Conclusion: The Honest System and Its Challenges
Cambodia’s taxation system relies on the honesty of its tax residents, who are expected to declare their worldwide income. For employees, the withholding tax system simplifies the process by automatically deducting taxes from salaries. However, a lack of awareness and understanding about tax obligations, especially regarding foreign income, leaves room for mistakes and non-compliance.
The absence of a tax treaty between Cambodia and the U.S. means there is limited cross-border information sharing, making it difficult for the Cambodian government to directly track foreign income. Although Cambodia’s tax system allows for foreign tax credits, the process can be complicated, and individuals are still responsible for self-reporting their foreign investments and income.

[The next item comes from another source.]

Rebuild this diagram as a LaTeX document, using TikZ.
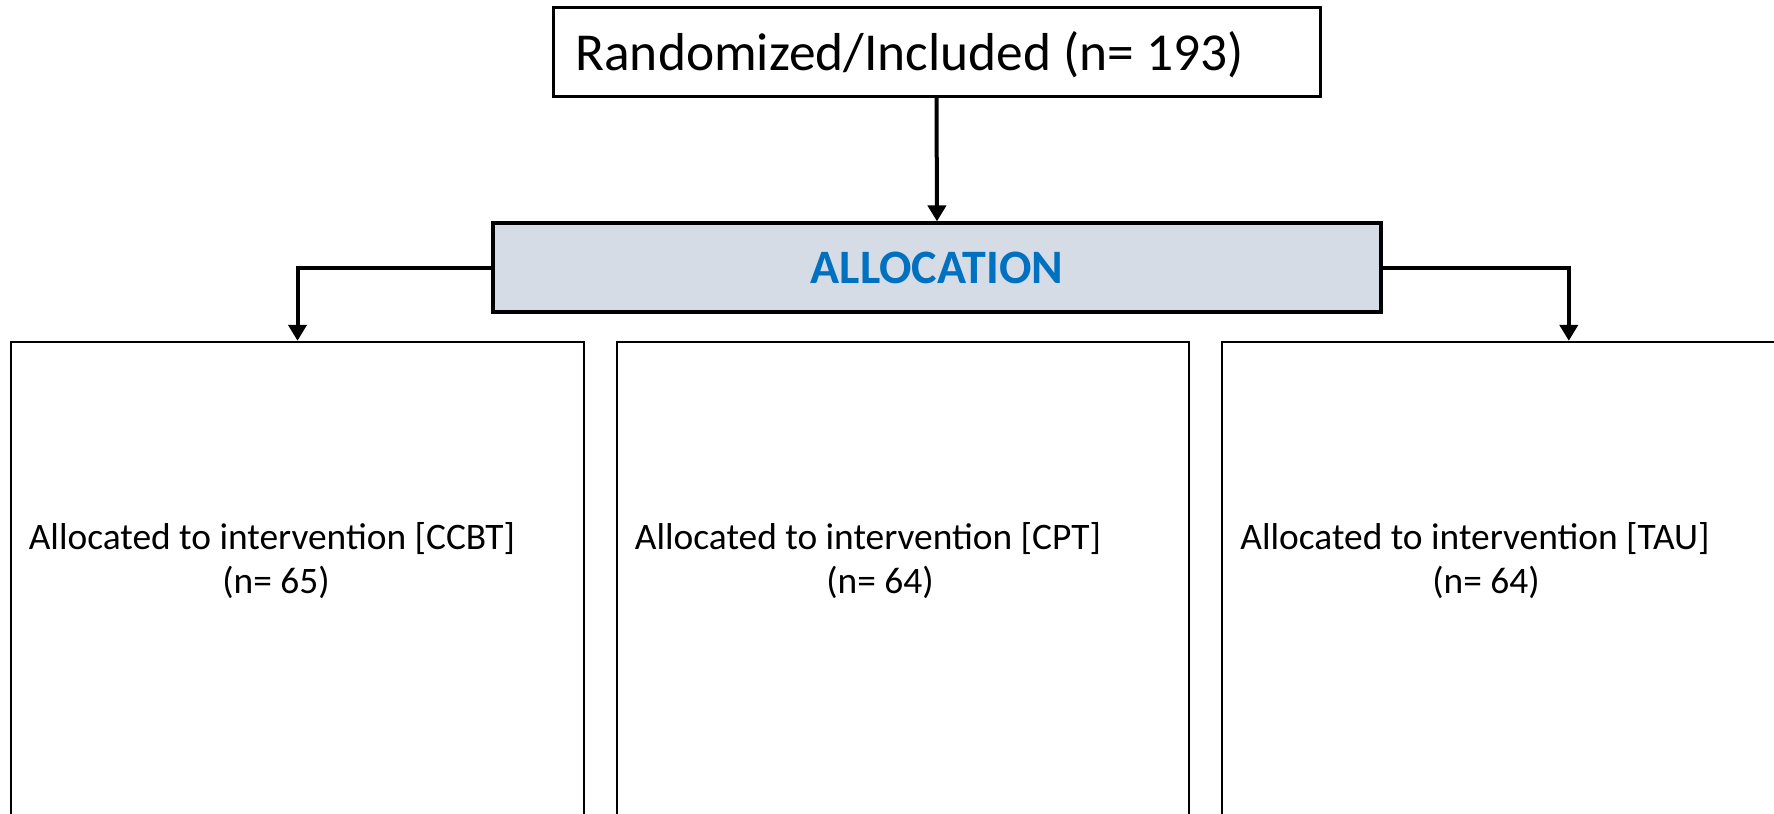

To avoid potential pitfalls, individuals with foreign income—whether from the U.S. or other sources—should be proactive in understanding their tax obligations and ensure they properly report all income to the Cambodian tax authorities. Expats and dual citizens should also be aware of the implications of becoming a tax resident in Cambodia before making decisions regarding residency or citizenship. By doing so, they can minimize the risk of double taxation and penalties for non-compliance.
Disclaimer:
Tax laws are subject to frequent changes and may vary based on individual circumstances. The information provided in this article is intended for general informational purposes only and should not be relied upon as legal or financial advice. It is recommended that you consult with a qualified tax professional or legal advisor for specific guidance regarding your individual tax situation.